Before too long, it is likely that retailers in the UK will be required to keep all tobacco products out of public view. Now, as a non-smoker, this does not concern me directly (although it certainly does indirectly), but it raises the question of exactly how people are supposed to establish what brands are on offer, and at what prices? Presumably they’ll be allowed to display a price list in a prescribed format, otherwise customers will be placed in a ridiculous position of trying to find out what’s available by a process of elimination.
It’s an interesting thought experiment to speculate on what effect this would have if applied to alcoholic drinks in pubs and off-licences. Gone would be the days of looking along a row of pumpclips or bottles on a shelf to see if there’s anything different you fancy.
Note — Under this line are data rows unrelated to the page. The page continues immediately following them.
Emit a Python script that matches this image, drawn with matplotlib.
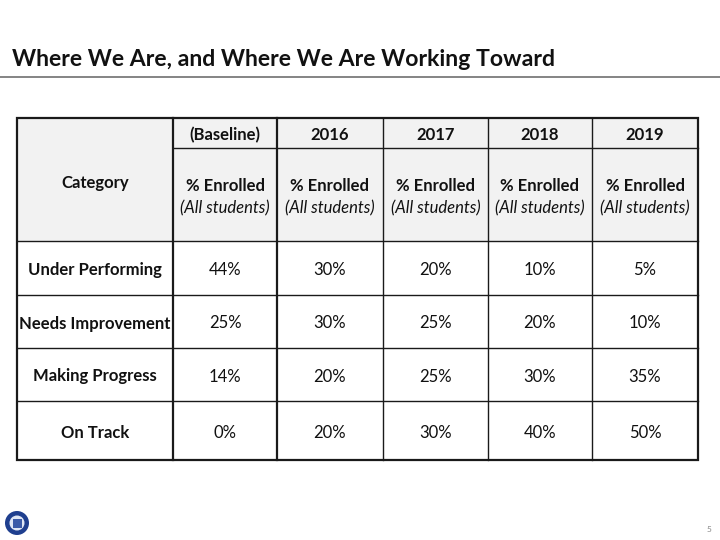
import matplotlib
matplotlib.use("Agg")
import matplotlib.pyplot as plt
from matplotlib.patches import Rectangle, Circle

title = "Where We Are, and Where We Are Working Toward"
categories = ["Under Performing", "Needs Improvement", "Making Progress", "On Track"]
years = ["(Baseline)", "2016", "2017", "2018", "2019"]
baseline = ["44%", "25%", "14%", "0%"]
y2016 = ["30%", "30%", "20%", "20%"]
y2017 = ["20%", "25%", "25%", "30%"]
y2018 = ["10%", "20%", "30%", "40%"]
y2019 = ["5%", "10%", "35%", "50%"]
columns = [baseline, y2016, y2017, y2018, y2019]

FONT = ["Lato", "DejaVu Sans"]
plt.rcParams['font.family'] = FONT

fig = plt.figure(figsize=(7.2, 5.4), dpi=100)
ax = fig.add_axes([0, 0, 1, 1])
ax.set_xlim(0, 720)
ax.set_ylim(540, 0)
ax.axis('off')

# title and rule
ax.text(12, 60, title, fontsize=16.6, fontweight='bold', color='#111111',
        ha='left', va='center')
ax.plot([0, 720], [77, 77], color='#707070', lw=1.2)

# table geometry
xs = [17, 173, 277, 383, 488, 592, 698]
ys = [118, 148, 241, 295, 348, 401, 460]
head_fill = '#f2f2f2'
ax.add_patch(Rectangle((xs[0], ys[0]), xs[-1] - xs[0], ys[2] - ys[0],
                       facecolor=head_fill, edgecolor='none'))

lc = '#1a1a1a'
# horizontal lines
ax.plot([xs[1], xs[-1]], [ys[1], ys[1]], color=lc, lw=1.0)
for y in ys[2:-1]:
    ax.plot([xs[0], xs[-1]], [y, y], color=lc, lw=1.0)
# vertical lines
for i, x in enumerate(xs[1:-1]):
    ax.plot([x, x], [ys[0], ys[-1]], color=lc, lw=1.6 if i < 2 else 1.0)
# outer border
ax.add_patch(Rectangle((xs[0], ys[0]), xs[-1] - xs[0], ys[-1] - ys[0],
                       facecolor='none', edgecolor=lc, lw=1.6))

fs = 12
# header texts
ax.text((xs[0] + xs[1]) / 2, 183, "Category", fontsize=fs, fontweight='bold',
        ha='center', va='center', color='#111111')
for j, yr in enumerate(years):
    cx = (xs[j + 1] + xs[j + 2]) / 2
    ax.text(cx, 135, yr, fontsize=fs, fontweight='bold', ha='center',
            va='center', color='#111111')
    ax.text(cx, 186, "% Enrolled", fontsize=fs, fontweight='bold', ha='center',
            va='center', color='#111111')
    ax.text(cx, 208, "(All students)", fontsize=fs, style='italic',
            ha='center', va='center', color='#111111')

# body
for i, cat in enumerate(categories):
    cy = (ys[i + 2] + ys[i + 3]) / 2 + 2
    ax.text((xs[0] + xs[1]) / 2, cy, cat, fontsize=fs, fontweight='bold',
            ha='center', va='center', color='#111111')
    for j, col in enumerate(columns):
        cx = (xs[j + 1] + xs[j + 2]) / 2
        ax.text(cx, cy, col[i], fontsize=fs, ha='center', va='center',
                color='#111111')

# logo
ax.add_patch(Circle((17, 523), 12, facecolor='#1f3f8f', edgecolor='none'))
ax.add_patch(Circle((17, 523), 7.5, facecolor='#dfe6f5', edgecolor='none'))
ax.add_patch(Rectangle((12.5, 518.5), 9, 9, facecolor='#3a5aa8', edgecolor='none'))

ax.text(709, 530, "5", fontsize=6, color='#888888', ha='center', va='center')

fig.savefig("out.png", dpi=100)
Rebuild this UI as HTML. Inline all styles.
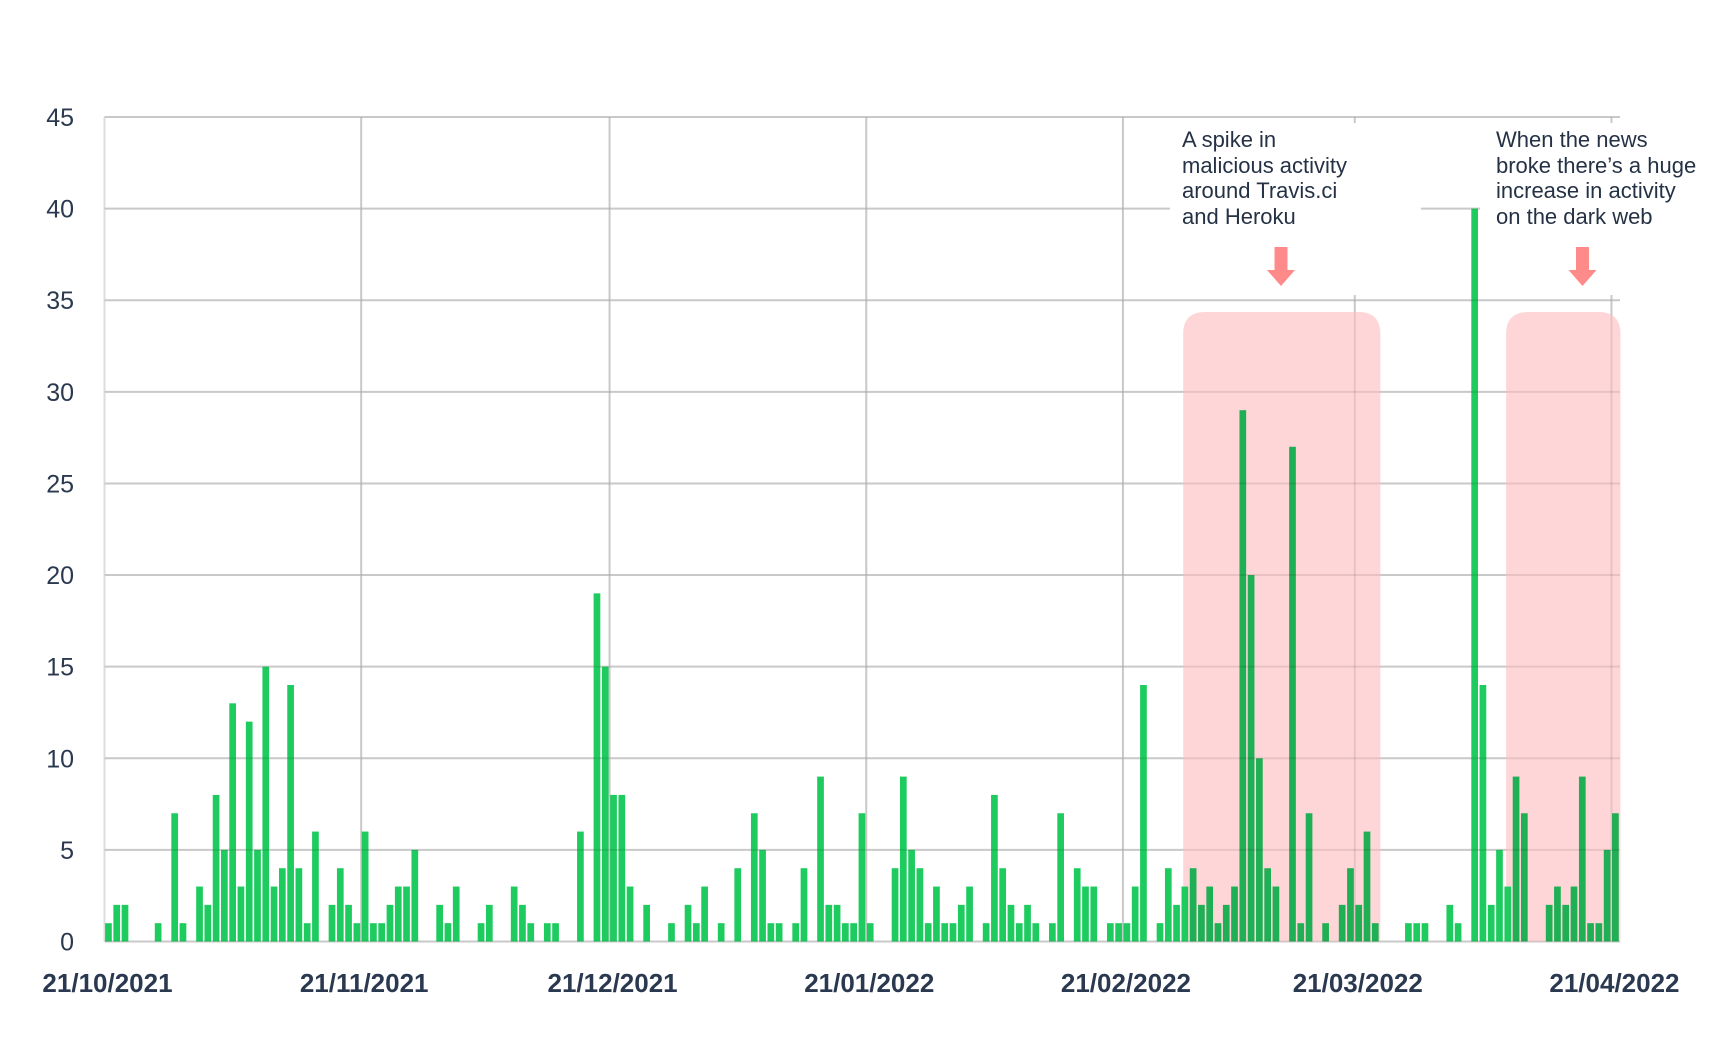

You would have to peruse a dry price list and then ask for something by name. The barperson would not even be able to answer the question “have you got anything interesting on today?” Inevitably, people would tend to ask for something they had bought there before or, if in an unfamiliar pub, something they’d heard of elsewhere, so the familiar would win out over the new.
And the role of promotion couldn’t be taken on by private citizens either. I’d probably be breaking the law now if I started going on here what a good smoke Benson & Hedges were, and how they were available for £5.79 for 20 at Faroukh’s Newsagents, even if it was purely a personal opinion and I received no payment for it, so I wouldn’t be able to sing the praises of Taylor’s Landlord either or tell people they could get it at the Jolly Plover. Which would also make the activities of CAMRA well-nigh impossible and the Good Beer Guide a banned volume.
Now, I'm not saying this is going to happen in the next ten years, or indeed ever. But it is by no means axiomatic, as many in the beer world seem to think, that restrictions on the advertising and promotion of alcoholic drinks, even those falling well short of a total ban, would favour small producers over big ones. Indeed I would say overall they would tend to prop up established players and well-known brands. If you can’t advertise products, effectively you can’t introduce new ones, so a market without advertising ends up being ossified.